C'est très bien, c'est tout à fait bien, tout à fait. Et c'était cela qu'elle devait entendre... Ils sont tous les mêmes, ils veulent «profiter» des autres, n'est-ce pas. Et alors, ça, c'est vraiment du mensonge.
C'est très bien, cette lettre.
(silence)
Ces attitudes-là, ça finit toujours par une crise.
Nous avions ici une Française, une personne qui venait de Dor-dogne, qui avait changé de nom en venant ici: on l'avait appelée Nivédita. Elle était très-très enthousiaste, très dévouée, et en même temps elle était restée très chrétienne, et elle essayait d'arranger les deux ensemble. Et alors ici, naturellement, ça lui a créé des difficultés intérieures, et un jour, sans savoir vraiment pourquoi ni comment, elle est allée à confesse – et puis ça a été l'écroulement.
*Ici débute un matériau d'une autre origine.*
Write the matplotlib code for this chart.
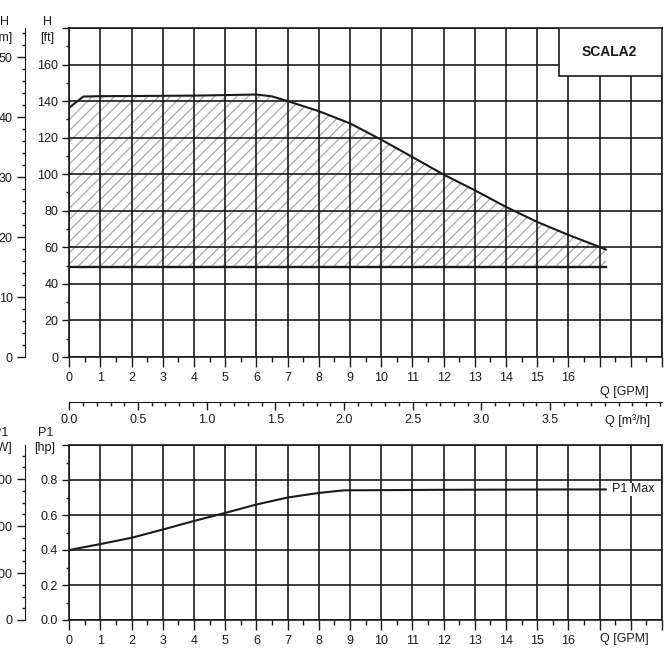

C'était le désespoir, l'écroulement. Je lui ai dit: «Il vaut mieux que tu t'en ailles.» Et elle est partie. Elle est partie en France; dès qu'elle était là-bas, elle écrivait d'autres lettres désespérées, et puis elle est morte.
Alors, plus ils entrent, plus le problème devient difficile. Il vaut mieux... Cette dame, elle a du travail extérieur à faire. Je n'encourageais pas beaucoup qu'elle devienne intime ici parce qu'elle aura un jour le gros problème – n'est-ce pas, symboliquement, c'est

 

réduit à une personne, mais c'est le gros problème de la Religion en tant que dogme et loi absolue, en face de la liberté, et... il n'y a pas beaucoup de gens qui peuvent tenir.